Sure, there are plenty of pitched battles at GLBT ritual committees, and plenty of Orthodox GLBT Jews who are righteously uptight about legal minutiae. This comes with the territory. But in general, my straight friends and I have found that queer Judaism is, by nature, just a little more self-aware than the norm. In every gay synagogue I’ve been to, there’s an understanding that Jewish tradition is not just available off the shelf, but must be reinvented, re-appropriated and renewed.
Obviously, these values are not limited to GLBT communities. Nowadays, everyone’s trying to “reinvent tradition,” from Jewish Renewal to Modern Orthodoxy. Notwithstanding this rhetoric, however, countless Jewish communities still nourish remnants of a much older model — the one that says it’s our way or the highway. It’s outdated, it’s alienating… and it’s alive and well in many congregations, across the denominational spectrum. Yet such a fundamentalist attitude would be ludicrous in a community creating new ritual to celebrate gender transition, or new liturgy for becoming an adoptive co-parent. And as with inclusion and inspiration, this healthy sense of self-awareness is attractive to Jews regardless of sexual orientation or gender identity.
It’s not that gay synagogues are somehow more enlightened about inclusion, inspiration, irony and innovation than straight ones are; it’s that they have had no choice but to develop them. By necessity, they’ve nurtured values and practices that are now hot commodities in the Jewish community at large. Unintentionally, they have become laboratories of the Jewish future.
Today, gay synagogues are at a crossroads. Many are becoming irrelevant, as mainstream synagogues learn how to include GLBT people, and their gifts, more effectively. Many others have become victims of their own success and have lost their distinctive gay identities as more and more straight people have joined.
Yet now is also a time of flowering, and of harvest. The two largest GLBT synagogues in America, New York’s Congregation Beth Simchat Torah and San Francisco’s Congregation Sha’ar Zahav, each have recently published gorgeous new siddurim, each of which is a font of innovative liturgy and ritual (not to mention a sociology thesis in waiting). The leaders of these institutions have become influential political activists, particularly in the area of same-sex marriage. And growing gay synagogues around the country are experiencing the same growing pains as ordinary synagogues: breakaway minyans, capital campaigns, you name it.

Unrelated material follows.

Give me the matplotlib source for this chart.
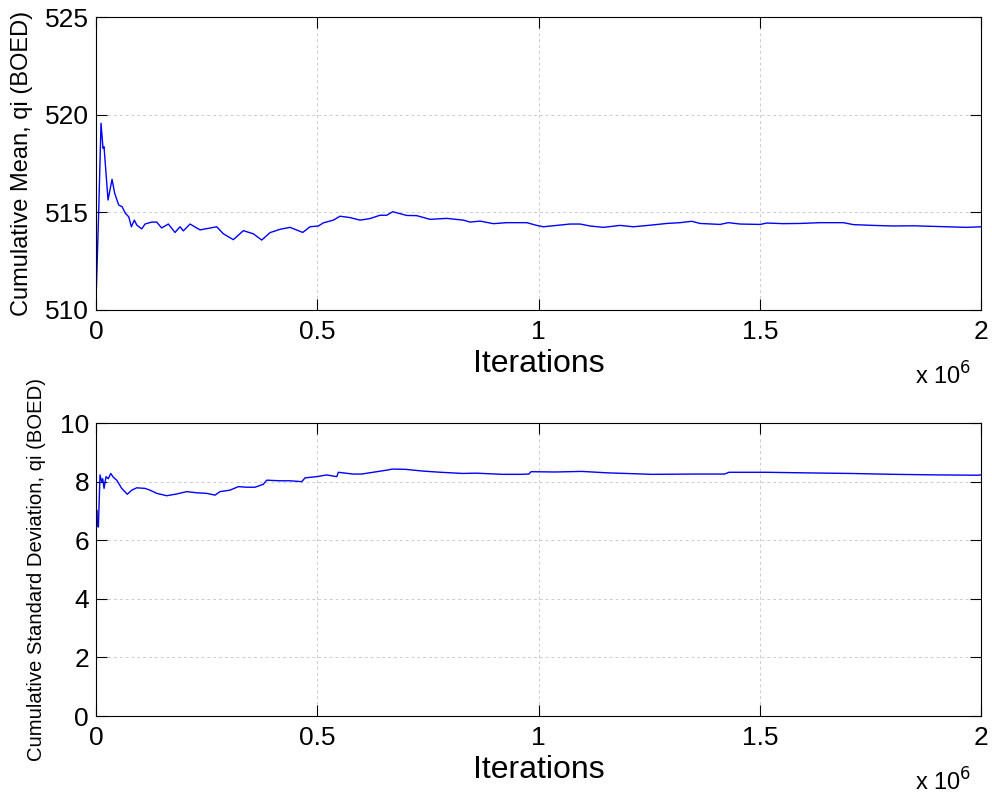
import matplotlib
matplotlib.use("Agg")
import matplotlib.pyplot as plt
from matplotlib.ticker import FuncFormatter

plt.rcParams["font.family"] = ["Liberation Sans", "DejaVu Sans"]

# Cumulative mean
mean_iter = [0, 800, 6000, 11300, 15800, 18100, 27100, 36200, 42200, 51300,
             58800, 66300, 73900, 79900, 86600, 92000, 103300, 110700, 125900,
             137000, 148300, 163400, 178500, 189800, 197300, 212400, 235000,
             272800, 287700, 310300, 332900, 355500, 374500, 393200, 415800,
             438400, 467100, 483600, 502400, 513700, 536300, 551400, 574000,
             596600, 619200, 641800, 657000, 670500, 702100, 724700, 754800,
             792500, 830100, 845200, 867800, 897900, 928100, 973300, 995900,
             1010800, 1041100, 1071200, 1093800, 1116400, 1146500, 1184200,
             1214200, 1252000, 1289700, 1319800, 1346200, 1365000, 1410200,
             1428900, 1455400, 1500600, 1515700, 1553200, 1591000, 1636200,
             1688800, 1711400, 1756600, 1801800, 1847000, 1922400, 1967600,
             2000000]
mean_val = [521.1, 511.1, 515.0, 519.56, 518.28, 518.36, 515.63, 516.69, 515.97,
            515.37, 515.29, 514.95, 514.77, 514.26, 514.6, 514.35, 514.15, 514.4,
            514.5, 514.5, 514.2, 514.4, 513.97, 514.26, 514.05, 514.4, 514.1,
            514.26, 513.9, 513.6, 514.06, 513.9, 513.58, 513.96, 514.13, 514.23,
            513.97, 514.26, 514.3, 514.46, 514.6, 514.8, 514.73, 514.6, 514.68,
            514.85, 514.85, 515.03, 514.84, 514.83, 514.64, 514.69, 514.6, 514.5,
            514.55, 514.42, 514.47, 514.47, 514.33, 514.26, 514.33, 514.4, 514.4,
            514.3, 514.23, 514.33, 514.26, 514.34, 514.43, 514.47, 514.54, 514.43,
            514.38, 514.47, 514.4, 514.38, 514.45, 514.42, 514.43, 514.47, 514.47,
            514.37, 514.33, 514.3, 514.31, 514.26, 514.23, 514.26]

# Cumulative standard deviation
std_iter = [0, 1500, 2900, 5300, 9000, 12900, 15100, 18100, 22600, 27800, 33200,
            39100, 46800, 58100, 70700, 80700, 92000, 110700, 122000, 137200,
            159800, 182400, 205000, 227600, 250200, 268900, 280200, 302800,
            321600, 340600, 359300, 378100, 385800, 415800, 438400, 464900,
            472300, 498800, 521400, 544000, 547600, 580300, 600200, 630100,
            659900, 669800, 699700, 739400, 779200, 828900, 858800, 918400,
            958200, 978100, 983100, 1037700, 1097400, 1157100, 1256500, 1356000,
            1420300, 1430500, 1514800, 1604500, 1704000, 1803400, 1902800,
            1992100, 2000000]
std_val = [6.24, 7.03, 6.52, 6.45, 8.23, 8.0, 8.1, 7.77, 8.17, 8.1, 8.28, 8.15,
           8.05, 7.77, 7.57, 7.71, 7.79, 7.77, 7.71, 7.6, 7.52, 7.58, 7.66, 7.62,
           7.6, 7.54, 7.66, 7.71, 7.83, 7.81, 7.81, 7.91, 8.05, 8.03, 8.03, 8.0,
           8.13, 8.17, 8.23, 8.17, 8.32, 8.26, 8.26, 8.33, 8.4, 8.43, 8.42, 8.36,
           8.32, 8.28, 8.29, 8.25, 8.25, 8.26, 8.34, 8.33, 8.35, 8.3, 8.25, 8.26,
           8.26, 8.32, 8.32, 8.3, 8.28, 8.25, 8.23, 8.22, 8.23]

x_ticks = [0, 0.5e6, 1e6, 1.5e6, 2e6]


def style_axes(ax, ylim, yticks, ylabel, ylabel_size):
    ax.set_xlim(0, 2e6)
    ax.set_ylim(*ylim)
    ax.set_xticks(x_ticks)
    ax.set_yticks(yticks)
    ax.xaxis.set_major_formatter(FuncFormatter(lambda v, p: f"{v / 1e6:g}"))
    ax.tick_params(direction="in", length=8, width=0.8, top=True, right=True,
                   labelsize=19)
    ax.tick_params(axis="x", pad=7)
    ax.tick_params(axis="y", pad=5)
    ax.grid(True, color="#cccccc", linestyle=(0, (3, 3)), linewidth=0.7)
    ax.set_xlabel("Iterations", fontsize=23, labelpad=4)
    ax.set_ylabel(ylabel, fontsize=ylabel_size)
    for s in ax.spines.values():
        s.set_linewidth(0.8)
    ax.text(0.9886, -0.225, r"x 10$^{6}$", transform=ax.transAxes, ha="right",
            va="center", fontsize=17)


fig = plt.figure(figsize=(9.92, 7.96), dpi=100)
ax1 = fig.add_axes([0.0968, 0.6106, 0.8922, 0.368])
ax2 = fig.add_axes([0.0968, 0.1005, 0.8922, 0.368])

ax1.plot(mean_iter, mean_val, color="#0000ff", linewidth=1)
style_axes(ax1, (510, 525), [510, 515, 520, 525], "Cumulative Mean, qi (BOED)", 17)

ax2.plot(std_iter, std_val, color="#0000ff", linewidth=1)
style_axes(ax2, (0, 10), [0, 2, 4, 6, 8, 10],
           "Cumulative Standard Deviation, qi (BOED)", 14.6)

ax1.yaxis.set_label_coords(-0.071, 0.5)
ax2.yaxis.set_label_coords(-0.057, 0.5)

fig.savefig("out.png", dpi=100)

But I want to end this column far from any sanctuary, in a warehouse space in the Williamsburg section of Brooklyn. I was there a few weeks ago to see Athens Boys Choir, aka Harvey Katz, a transgender Jewish hip-hop artist who was debuting his new video, “EZ Heeb.” Katz was great: hilarious, irreverent and talented. And what I suddenly realized was that all of the same factors I’ve just described about gay synagogues — inclusivity, inspiration, innovation, irony — were in sharp relief at the show, as well.
The crowd was not your usual pack of yuppie Jews. It was (dare I say it?) a rainbow of gender expression and levels of Jewish affiliation, but — or maybe as a result — it was a warm and friendly audience. Katz had every reason to be bitter, but his songs celebrated his Jewishness: He claimed it, he owned it, he flaunted it. And yet he never seemed to fall into it; there was always some camp sensibility in play, from the video footage of his bat mitzvah party to a transgender man “talkin’ bout my bris/before the first kiss.” No fake authenticity here, thanks. Katz was an outsider and insider at once, and as such was an ideal emissary of Jewish culture and identity. Which, of course, he never set out to be.
Gay synagogues weren’t founded to attract straight congregants with an inclusive, voluntary and healthily ironic approach to Jewish life. But they’ve done it. Maybe others could as well.